*PROBLEM REQUIREMENTS*
In the listing below, identify each line with the word "matplotlib" and return those lines.

## Begin MATERIAL

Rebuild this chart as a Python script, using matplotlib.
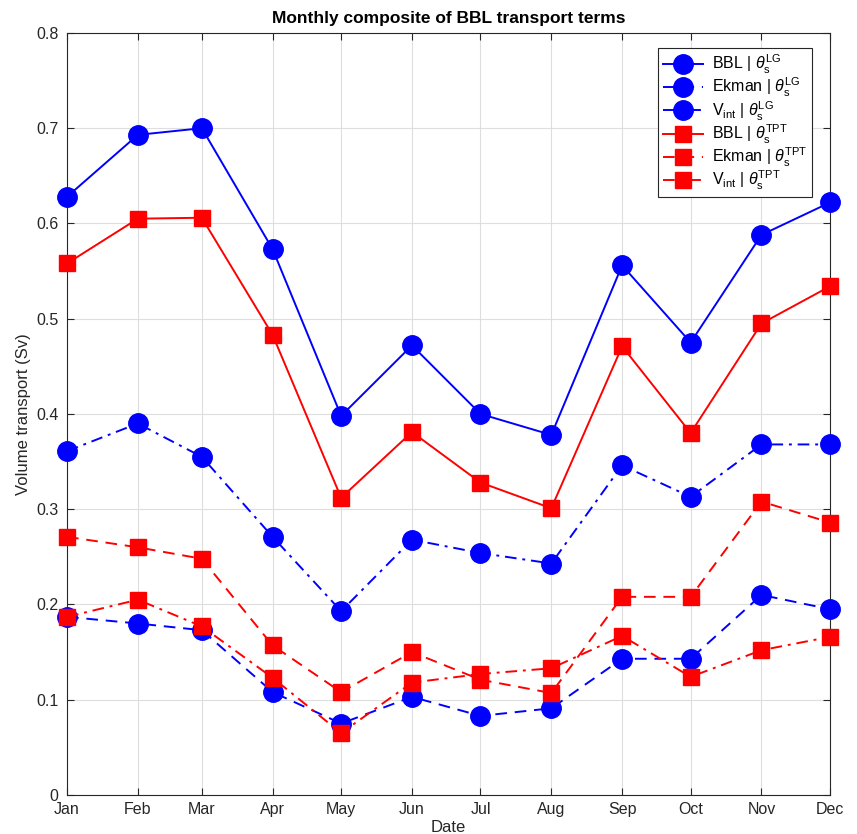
import datetime as dt

import matplotlib
matplotlib.use('Agg')
import matplotlib.pyplot as plt
import matplotlib.dates as mdates

plt.rcParams['font.family'] = ['Liberation Sans', 'DejaVu Sans']
plt.rcParams['mathtext.fontset'] = 'custom'
plt.rcParams['mathtext.rm'] = 'Liberation Sans'
plt.rcParams['mathtext.it'] = 'Liberation Sans:italic'

# monthly composite values (Sv)
months = [dt.datetime(2001, m, 1) for m in range(1, 13)]

bbl_lg = [0.628, 0.693, 0.700, 0.573, 0.398, 0.472, 0.400, 0.378, 0.556, 0.475, 0.588, 0.622]
ekman_lg = [0.187, 0.180, 0.173, 0.108, 0.075, 0.103, 0.083, 0.091, 0.143, 0.143, 0.210, 0.195]
vint_lg = [0.361, 0.390, 0.355, 0.271, 0.193, 0.268, 0.254, 0.243, 0.346, 0.313, 0.368, 0.368]

bbl_tpt = [0.558, 0.605, 0.606, 0.483, 0.312, 0.381, 0.328, 0.301, 0.471, 0.380, 0.495, 0.534]
ekman_tpt = [0.271, 0.260, 0.248, 0.157, 0.108, 0.150, 0.121, 0.107, 0.208, 0.208, 0.308, 0.286]
vint_tpt = [0.187, 0.205, 0.177, 0.123, 0.065, 0.118, 0.127, 0.133, 0.167, 0.124, 0.152, 0.166]

DASH = (0, (6, 4))
DASHDOT = (0, (6, 3, 1.5, 3))

fig = plt.figure(figsize=(8.57, 8.34), dpi=100)
ax = fig.add_axes([0.0782, 0.0468, 0.8903, 0.9137])

lw = 1.4
kw = dict(lw=lw, clip_on=False, zorder=3)
ax.plot(months, bbl_lg, '-', color='blue', marker='o', ms=14, **kw,
        label=r'BBL | $\theta_{\rm s}^{\rm LG}$')
ax.plot(months, ekman_lg, color='blue', ls=DASH, marker='o', ms=14, **kw,
        label=r'Ekman | $\theta_{\rm s}^{\rm LG}$')
ax.plot(months, vint_lg, color='blue', ls=DASHDOT, marker='o', ms=14, **kw,
        label=r'V$_{\rm int}$ | $\theta_{\rm s}^{\rm LG}$')
ax.plot(months, bbl_tpt, '-', color='red', marker='s', ms=11.5, **kw,
        label=r'BBL | $\theta_{\rm s}^{\rm TPT}$')
ax.plot(months, ekman_tpt, color='red', ls=DASH, marker='s', ms=11.5, **kw,
        label=r'Ekman | $\theta_{\rm s}^{\rm TPT}$')
ax.plot(months, vint_tpt, color='red', ls=DASHDOT, marker='s', ms=11.5, **kw,
        label=r'V$_{\rm int}$ | $\theta_{\rm s}^{\rm TPT}$')

ax.set_xlim(months[0], months[-1])
ax.set_ylim(0, 0.8)
ax.set_xticks(months)
ax.xaxis.set_major_formatter(mdates.DateFormatter('%b'))
ax.set_yticks([0, 0.1, 0.2, 0.3, 0.4, 0.5, 0.6, 0.7, 0.8])
ax.set_yticklabels(['0', '0.1', '0.2', '0.3', '0.4', '0.5', '0.6', '0.7', '0.8'])

axcol = '#262626'
for s in ax.spines.values():
    s.set_color(axcol)
    s.set_linewidth(0.8)
ax.tick_params(direction='in', length=5, width=0.8, colors=axcol, labelsize=11.5,
               top=True, right=True, labeltop=False, labelright=False)
ax.tick_params(axis='x', pad=5)
ax.tick_params(axis='y', pad=6)
ax.grid(True, color='#dedede', lw=0.8)
ax.set_axisbelow(True)

ax.set_xlabel('Date', fontsize=12, color=axcol, labelpad=2)
ax.set_ylabel('Volume transport (Sv)', fontsize=12, color=axcol, labelpad=4)
ax.set_title('Monthly composite of BBL transport terms', fontsize=12.5,
             fontweight='bold', pad=7)

leg = ax.legend(loc='upper right', fontsize=11.5, fancybox=False, framealpha=1,
                edgecolor=axcol, handlelength=2.5, handletextpad=0.6,
                labelspacing=0.0, borderpad=0.3, borderaxespad=0,
                bbox_to_anchor=(0.977, 0.98))
leg.get_frame().set_linewidth(0.8)
leg.set_zorder(5)

fig.savefig('out.png', dpi=100)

## End MATERIAL

*COMPLETE RESPONSE*
Rebuild this chart as a Python script, using matplotlib.
import matplotlib
matplotlib.use('Agg')
import matplotlib.pyplot as plt
import matplotlib.dates as mdates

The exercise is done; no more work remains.